Quando un medico scrive per la pace: Gaza e la notte di San Lorenzo

All’ospedale di Rieti, Antonio Favarò non è soltanto un nome di riferimento per la nefrologia, ma anche una voce sensibile capace di esprimere emozioni e riflessioni attraverso la poesia.

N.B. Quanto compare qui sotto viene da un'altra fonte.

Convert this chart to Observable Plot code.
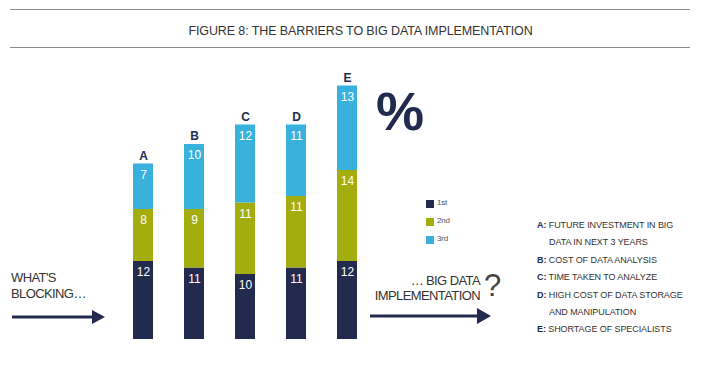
<!DOCTYPE html>
<html><head><meta charset="utf-8">
<script src="https://cdn.jsdelivr.net/npm/d3@7"></script>
<script src="https://cdn.jsdelivr.net/npm/@observablehq/plot@0.6"></script>
<style>
body{margin:0;background:#fff;font-family:"Liberation Sans",Arial,sans-serif;}
#wrap{position:relative;width:709px;height:372px;overflow:hidden;}
#wrap > *{position:absolute;}
.t{color:#333;white-space:nowrap;}
</style></head>
<body><div id="wrap"></div>
<script>
const categories = ["A","B","C","D","E"];
const ranks = ["1st","2nd","3rd"];
const first  = [12, 11, 10, 11, 12];
const second = [8, 9, 11, 11, 14];
const third  = [7, 10, 12, 11, 13];
const colors = ["#222b4d", "#a4ad0e", "#38b1dd"];
const notes = [
  ["A:", "FUTURE INVESTMENT IN BIG", "DATA IN NEXT 3 YEARS"],
  ["B:", "COST OF DATA ANALYSIS"],
  ["C:", "TIME TAKEN TO ANALYZE"],
  ["D:", "HIGH COST OF DATA STORAGE", "AND MANIPULATION"],
  ["E:", "SHORTAGE OF SPECIALISTS"]
];
const title = "FIGURE 8: THE BARRIERS TO BIG DATA IMPLEMENTATION";

const series = [first, second, third];
const data = [];
ranks.forEach((r, i) => categories.forEach((c, j) => data.push({cat: c, rank: r, value: series[i][j]})));
const totals = categories.map((c, j) => ({cat: c, total: first[j] + second[j] + third[j]}));

const wrap = document.getElementById("wrap");

const chart = Plot.plot({
  width: 709, height: 372,
  margin: 0,
  x: {type: "band", domain: categories, range: [102.4, 388], padding: 0.6, axis: null},
  y: {domain: [0, 40], range: [339, 79], axis: null},
  color: {domain: ranks, range: colors},
  style: {fontFamily: "'Liberation Sans', Arial, sans-serif", background: "transparent"},
  marks: [
    Plot.barY(data, Plot.stackY({x: "cat", y: "value", z: "rank", fill: "rank"})),
    Plot.text(data, Plot.stackY2({x: "cat", y: "value", z: "rank", text: d => String(d.value), fill: "white", dy: 11, fontSize: 12})),
    Plot.text(totals, {x: "cat", y: "total", text: "cat", dy: -8, fontWeight: "bold", fontSize: 12, fill: "#222b4d"})
  ]
});
wrap.appendChild(chart);
chart.style.left = "0px"; chart.style.top = "0px";

function add(html, css) {
  const d = document.createElement("div");
  d.className = "t";
  d.innerHTML = html;
  Object.assign(d.style, css);
  wrap.appendChild(d);
  return d;
}

// title & rules
add("", {left: "10px", top: "9px", width: "680px", height: "0", borderTop: "1.5px solid #8a8a8a"});
add("", {left: "10px", top: "47px", width: "680px", height: "0", borderTop: "1.5px solid #8a8a8a"});
add(title, {left: "6px", width: "709px", textAlign: "center", top: "24px", fontSize: "12.5px", letterSpacing: "-0.1px", color: "#333"});

// percent
add("%", {left: "376px", top: "80px", fontSize: "54px", fontWeight: "bold", color: "#222b4d"});

// legend
ranks.forEach((r, i) => {
  add("", {left: "426px", top: (200 + i * 18) + "px", width: "8px", height: "8px", background: colors[i]});
  add(r, {left: "437px", top: (198 + i * 18) + "px", fontSize: "8px", color: "#555", letterSpacing: "-0.2px"});
});

// left text
add("WHAT'S<br>BLOCKING…", {left: "11px", top: "270px", fontSize: "13px", lineHeight: "16px", letterSpacing: "-0.6px", color: "#333"});
// right text
add("… BIG DATA<br>IMPLEMENTATION", {left: "360px", width: "120px", textAlign: "right", top: "273px", fontSize: "13px", lineHeight: "15px", letterSpacing: "-0.6px", color: "#333"});
add("?", {left: "484px", top: "268px", fontSize: "31px", color: "#444"});

// notes
let yy = 220;
notes.forEach(n => {
  add("<b style='color:#222b4d'>" + n[0] + "</b> " + n[1], {left: "537px", top: yy + "px", fontSize: "9px", letterSpacing: "-0.08px", color: "#333"});
  yy += 17.4;
  if (n[2]) {
    add(n[2], {left: "549px", top: yy + "px", fontSize: "9px", letterSpacing: "-0.08px", color: "#333"});
    yy += 17.4;
  }
});

// arrows
const ns = "http://www.w3.org/2000/svg";
const svg = document.createElementNS(ns, "svg");
svg.setAttribute("width", 709); svg.setAttribute("height", 372);
svg.style.left = "0"; svg.style.top = "0";
svg.innerHTML = `
  <line x1="12" y1="317" x2="94" y2="317" stroke="#222b4d" stroke-width="3"/>
  <polygon points="92,310 105,317 92,324" fill="#222b4d"/>
  <line x1="370" y1="316" x2="480" y2="316" stroke="#222b4d" stroke-width="3"/>
  <polygon points="477,308 491,316 477,324" fill="#222b4d"/>`;
wrap.appendChild(svg);
</script></body></html>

In queste righe, che abbiamo il piacere di pubblicare, il medico reatino lascia emergere il lato più intimo e umano, quello che spesso accompagna il suo impegno professionale.

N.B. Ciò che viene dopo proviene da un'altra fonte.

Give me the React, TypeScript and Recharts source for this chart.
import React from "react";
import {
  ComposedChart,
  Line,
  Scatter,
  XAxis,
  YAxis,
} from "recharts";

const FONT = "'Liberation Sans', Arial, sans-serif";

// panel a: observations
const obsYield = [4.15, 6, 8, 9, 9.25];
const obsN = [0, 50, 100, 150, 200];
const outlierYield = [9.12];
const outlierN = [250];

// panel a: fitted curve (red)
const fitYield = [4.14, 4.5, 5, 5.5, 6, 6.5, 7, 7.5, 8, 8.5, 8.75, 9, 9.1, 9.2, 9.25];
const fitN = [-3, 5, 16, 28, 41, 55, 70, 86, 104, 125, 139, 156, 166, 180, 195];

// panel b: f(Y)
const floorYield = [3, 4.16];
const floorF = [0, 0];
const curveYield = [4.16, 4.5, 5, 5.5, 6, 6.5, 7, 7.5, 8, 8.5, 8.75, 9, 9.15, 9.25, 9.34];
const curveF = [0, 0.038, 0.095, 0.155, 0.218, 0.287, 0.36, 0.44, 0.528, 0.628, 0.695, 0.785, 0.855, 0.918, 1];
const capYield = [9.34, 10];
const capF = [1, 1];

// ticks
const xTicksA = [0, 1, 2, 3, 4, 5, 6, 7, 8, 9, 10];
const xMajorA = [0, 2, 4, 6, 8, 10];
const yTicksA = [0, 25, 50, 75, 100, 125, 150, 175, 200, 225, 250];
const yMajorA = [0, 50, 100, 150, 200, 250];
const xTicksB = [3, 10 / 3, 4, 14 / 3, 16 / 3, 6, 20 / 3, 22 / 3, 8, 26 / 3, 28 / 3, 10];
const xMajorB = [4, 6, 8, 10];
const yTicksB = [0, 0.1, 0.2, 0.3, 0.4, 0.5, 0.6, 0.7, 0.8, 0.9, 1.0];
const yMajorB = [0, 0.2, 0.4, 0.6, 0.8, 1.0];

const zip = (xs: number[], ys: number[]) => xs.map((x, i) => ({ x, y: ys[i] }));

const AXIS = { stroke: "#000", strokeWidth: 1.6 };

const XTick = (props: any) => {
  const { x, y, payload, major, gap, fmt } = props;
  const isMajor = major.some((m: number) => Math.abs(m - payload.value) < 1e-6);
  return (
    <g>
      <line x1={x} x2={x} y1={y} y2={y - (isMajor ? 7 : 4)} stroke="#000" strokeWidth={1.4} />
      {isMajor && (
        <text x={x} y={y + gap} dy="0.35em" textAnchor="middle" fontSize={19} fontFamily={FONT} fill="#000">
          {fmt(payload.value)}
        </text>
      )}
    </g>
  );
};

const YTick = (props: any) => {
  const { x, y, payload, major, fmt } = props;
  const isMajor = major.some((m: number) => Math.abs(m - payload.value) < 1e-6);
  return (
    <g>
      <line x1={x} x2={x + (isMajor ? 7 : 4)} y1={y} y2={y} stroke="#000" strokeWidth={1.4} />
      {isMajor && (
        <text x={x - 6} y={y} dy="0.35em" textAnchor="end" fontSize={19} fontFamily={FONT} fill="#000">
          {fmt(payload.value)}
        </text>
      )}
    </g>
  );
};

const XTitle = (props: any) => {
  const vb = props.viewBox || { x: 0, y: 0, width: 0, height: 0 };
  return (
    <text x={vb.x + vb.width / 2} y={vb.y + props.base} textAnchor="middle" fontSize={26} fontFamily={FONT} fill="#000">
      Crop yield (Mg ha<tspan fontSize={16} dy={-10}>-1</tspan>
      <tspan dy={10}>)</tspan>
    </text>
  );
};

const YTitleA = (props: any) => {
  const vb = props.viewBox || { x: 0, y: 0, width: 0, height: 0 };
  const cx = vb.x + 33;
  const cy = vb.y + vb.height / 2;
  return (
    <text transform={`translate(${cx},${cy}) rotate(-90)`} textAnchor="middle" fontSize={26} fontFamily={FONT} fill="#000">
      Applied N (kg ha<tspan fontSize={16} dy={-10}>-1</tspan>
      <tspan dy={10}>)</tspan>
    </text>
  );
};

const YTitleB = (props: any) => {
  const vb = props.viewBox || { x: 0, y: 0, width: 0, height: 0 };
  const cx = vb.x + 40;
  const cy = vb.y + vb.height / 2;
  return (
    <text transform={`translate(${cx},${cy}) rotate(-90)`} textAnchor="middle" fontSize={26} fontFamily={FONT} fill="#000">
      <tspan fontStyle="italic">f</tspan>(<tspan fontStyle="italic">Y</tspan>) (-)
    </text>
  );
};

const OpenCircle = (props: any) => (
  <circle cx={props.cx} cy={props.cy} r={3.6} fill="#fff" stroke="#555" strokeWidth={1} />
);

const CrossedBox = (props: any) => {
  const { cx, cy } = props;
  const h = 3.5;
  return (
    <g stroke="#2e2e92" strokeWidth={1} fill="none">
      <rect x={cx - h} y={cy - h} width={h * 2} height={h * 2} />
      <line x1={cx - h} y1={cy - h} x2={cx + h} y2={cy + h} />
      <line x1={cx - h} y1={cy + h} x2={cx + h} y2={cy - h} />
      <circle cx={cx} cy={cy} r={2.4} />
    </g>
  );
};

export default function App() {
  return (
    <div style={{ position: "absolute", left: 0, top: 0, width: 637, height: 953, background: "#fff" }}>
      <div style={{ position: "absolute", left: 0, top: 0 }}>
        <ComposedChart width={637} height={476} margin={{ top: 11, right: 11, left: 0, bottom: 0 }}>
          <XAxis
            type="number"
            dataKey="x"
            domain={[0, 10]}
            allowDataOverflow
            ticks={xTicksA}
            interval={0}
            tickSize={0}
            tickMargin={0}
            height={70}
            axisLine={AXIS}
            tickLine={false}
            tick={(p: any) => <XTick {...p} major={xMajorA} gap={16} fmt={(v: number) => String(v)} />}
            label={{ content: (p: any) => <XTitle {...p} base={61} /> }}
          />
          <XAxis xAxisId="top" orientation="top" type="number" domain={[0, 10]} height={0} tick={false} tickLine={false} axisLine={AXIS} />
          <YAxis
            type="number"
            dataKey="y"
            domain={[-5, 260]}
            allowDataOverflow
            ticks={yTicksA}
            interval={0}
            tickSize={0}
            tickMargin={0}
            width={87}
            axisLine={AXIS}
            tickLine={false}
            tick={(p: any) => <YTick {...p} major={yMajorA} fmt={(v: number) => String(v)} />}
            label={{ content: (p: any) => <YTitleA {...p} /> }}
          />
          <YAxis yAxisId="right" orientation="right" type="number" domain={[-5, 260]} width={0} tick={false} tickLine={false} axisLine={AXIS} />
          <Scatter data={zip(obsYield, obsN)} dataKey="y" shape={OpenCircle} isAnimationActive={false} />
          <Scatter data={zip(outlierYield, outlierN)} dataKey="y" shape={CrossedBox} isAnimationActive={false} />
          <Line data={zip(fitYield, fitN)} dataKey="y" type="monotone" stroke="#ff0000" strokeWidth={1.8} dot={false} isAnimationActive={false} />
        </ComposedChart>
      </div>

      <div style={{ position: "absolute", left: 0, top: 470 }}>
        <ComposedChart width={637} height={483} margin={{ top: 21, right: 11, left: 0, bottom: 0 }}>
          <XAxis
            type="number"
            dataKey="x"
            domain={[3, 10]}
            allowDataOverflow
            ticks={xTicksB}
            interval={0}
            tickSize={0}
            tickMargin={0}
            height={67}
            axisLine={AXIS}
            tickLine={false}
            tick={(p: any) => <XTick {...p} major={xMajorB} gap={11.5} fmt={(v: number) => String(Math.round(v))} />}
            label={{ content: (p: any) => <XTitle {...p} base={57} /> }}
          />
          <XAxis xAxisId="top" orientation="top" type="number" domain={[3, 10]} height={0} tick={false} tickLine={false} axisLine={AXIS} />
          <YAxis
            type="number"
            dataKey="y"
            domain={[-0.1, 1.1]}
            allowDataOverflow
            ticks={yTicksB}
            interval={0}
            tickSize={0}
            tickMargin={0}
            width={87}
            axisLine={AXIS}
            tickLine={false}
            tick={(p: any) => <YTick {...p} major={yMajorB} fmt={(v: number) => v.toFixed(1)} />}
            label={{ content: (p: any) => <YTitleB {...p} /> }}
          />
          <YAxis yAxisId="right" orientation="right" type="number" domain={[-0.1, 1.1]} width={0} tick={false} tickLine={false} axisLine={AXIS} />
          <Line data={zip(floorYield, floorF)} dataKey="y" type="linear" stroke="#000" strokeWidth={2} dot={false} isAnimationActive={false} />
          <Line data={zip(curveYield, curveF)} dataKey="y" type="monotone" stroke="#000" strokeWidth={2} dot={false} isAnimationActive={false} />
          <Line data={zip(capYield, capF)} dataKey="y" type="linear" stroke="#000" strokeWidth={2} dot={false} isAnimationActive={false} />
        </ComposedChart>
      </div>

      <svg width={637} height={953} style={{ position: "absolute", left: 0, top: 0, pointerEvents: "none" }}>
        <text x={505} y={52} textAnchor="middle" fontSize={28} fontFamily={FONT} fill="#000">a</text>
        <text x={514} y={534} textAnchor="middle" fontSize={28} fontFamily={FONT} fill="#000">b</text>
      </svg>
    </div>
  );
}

Il componimento che segue è un esempio di come la parola possa diventare strumento di cura, non solo per il corpo ma anche per l’anima.

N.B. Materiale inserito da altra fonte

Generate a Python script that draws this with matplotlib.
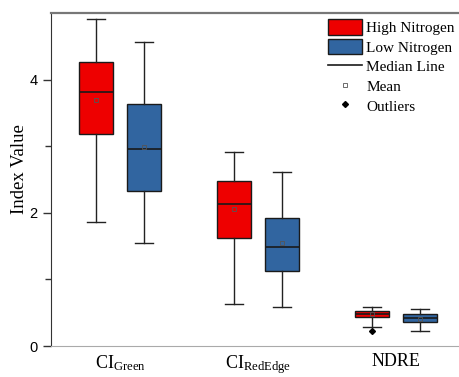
import numpy as np
import matplotlib
matplotlib.use("Agg")
import matplotlib.pyplot as plt
from matplotlib.patches import Patch
from matplotlib.lines import Line2D

plt.rcParams['mathtext.fontset'] = 'custom'
plt.rcParams['mathtext.rm'] = 'Liberation Serif'
plt.rcParams['mathtext.it'] = 'Liberation Serif:italic'

indices = ['CI$_{\\mathrm{Green}}$', 'CI$_{\\mathrm{RedEdge}}$', 'NDRE']
groups = ['High Nitrogen', 'Low Nitrogen']

# box statistics per index: lower whisker, Q1, median, Q3, upper whisker, mean
high_whislo = [1.86, 0.63, 0.29]
high_q1 = [3.18, 1.62, 0.43]
high_med = [3.82, 2.13, 0.48]
high_q3 = [4.27, 2.48, 0.53]
high_whishi = [4.91, 2.92, 0.59]
high_mean = [3.70, 2.05, 0.48]
high_fliers = [[], [], [0.23]]

low_whislo = [1.55, 0.58, 0.22]
low_q1 = [2.32, 1.12, 0.355]
low_med = [2.96, 1.48, 0.42]
low_q3 = [3.63, 1.92, 0.48]
low_whishi = [4.56, 2.61, 0.55]
low_mean = [2.99, 1.54, 0.41]
low_fliers = [[], [], []]

red = '#EE0000'
blue = '#3165A0'


def make_stats(lo, q1, med, q3, hi, mean, fl):
    return [dict(whislo=lo[i], q1=q1[i], med=med[i], q3=q3[i], whishi=hi[i],
                 mean=mean[i], fliers=fl[i]) for i in range(len(lo))]


fig = plt.figure(figsize=(4.59, 3.77), dpi=100)
ax = fig.add_axes([51 / 459, 31 / 377, 414 / 459, 333 / 377])

pos = np.arange(1, len(indices) + 1)
offset = 0.175
width = 0.25

for stats, color, shift in [
        (make_stats(high_whislo, high_q1, high_med, high_q3, high_whishi, high_mean, high_fliers), red, -offset),
        (make_stats(low_whislo, low_q1, low_med, low_q3, low_whishi, low_mean, low_fliers), blue, offset)]:
    ax.bxp(stats, positions=pos + shift, widths=width, capwidths=0.13,
           patch_artist=True, showmeans=True, manage_ticks=False,
           boxprops=dict(facecolor=color, edgecolor='#1a1a1a', linewidth=1.0),
           medianprops=dict(color='#1a1a1a', linewidth=1.2),
           whiskerprops=dict(color='#222222', linewidth=1.0),
           capprops=dict(color='#222222', linewidth=1.0),
           meanprops=dict(marker='s', markersize=3, markerfacecolor='none',
                          markeredgecolor='#555555', markeredgewidth=0.6),
           flierprops=dict(marker='D', markersize=3, markerfacecolor='black',
                           markeredgecolor='black'))

ax.set_xlim(0.5, 3.5)
ax.set_ylim(0, 5)
ax.set_yticks([0, 2, 4])
ax.set_yticks([1, 3], minor=True)
ax.set_yticklabels(['0', '2', '4'], fontfamily='Liberation Sans', fontsize=10.5)
ax.tick_params(axis='y', which='major', direction='out', length=6, width=1, color='#333333')
ax.tick_params(axis='y', which='minor', direction='out', length=4, width=1, color='#333333')
ax.set_xticks(pos)
ax.set_xticklabels(indices, fontfamily='Liberation Serif', fontsize=13)
ax.tick_params(axis='x', length=0, pad=5)
ax.set_ylabel('Index Value', fontfamily='Liberation Serif', fontsize=13.5)
ax.yaxis.set_label_coords(-0.056, 0.53)

ax.spines['left'].set_color('#333333')
ax.spines['bottom'].set_color('#aaaaaa')
ax.spines['top'].set_color('#777777')
ax.spines['top'].set_linewidth(1.6)
ax.spines['right'].set_color('#777777')

handles = [
    Patch(facecolor=red, edgecolor='#1a1a1a', label=groups[0]),
    Patch(facecolor=blue, edgecolor='#1a1a1a', label=groups[1]),
    Line2D([], [], color='#1a1a1a', linewidth=1.2, label='Median Line'),
    Line2D([], [], linestyle='none', marker='s', markersize=3, markerfacecolor='none',
           markeredgecolor='#555555', markeredgewidth=0.6, label='Mean'),
    Line2D([], [], linestyle='none', marker='D', markersize=3, color='black', label='Outliers'),
]
ax.legend(handles=handles, loc='upper left', bbox_to_anchor=(0.655, 1.0), frameon=False,
          prop=dict(family='Liberation Serif', size=11), handlelength=2.2, handleheight=1.2,
          labelspacing=0.24, handletextpad=0.3, borderaxespad=0.0)

fig.savefig('out.png', dpi=100)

Stanotte su Gaza nun cadranno stelle comete, 

saranno scie de razzi ppe’ ricordacce quanto a ‘sto mondo semo pazzi.

Nun saranno nemmanco stelle cadenti, 

ma lacrime de bambini morenti,

che nun riusciranno nemmeno a esprime’ ‘n zogno, 

che sarebbe quello de cui tutti li figli der mondo c’hanno bisogno. 

Io me chiedo e domando a Israele perché tanto fiele,

e tu, governo italiano, che vennendo ‘n cerino inneschi l’incendio,

de la costituzzione italiana fai vilipendio. 

Art 11; l’italia ripudia la guerra, nun manna armi ppe’ fa’ mori’ e seppelli’ sotto terra.

Allora stanotte tutti co’ la testa in sù, a supplica’ se esiste er buon Gesù,

che sia pace sulla terra e nun bambini a mori’ ppe’ la guerra.

Con questa poesia, Favarò ci ricorda che dietro il camice c’è una persona capace di osservare, sentire e raccontare, e che la medicina e la letteratura, pur percorrendo strade diverse, possono incontrarsi in un punto comune: la profonda attenzione alla vita.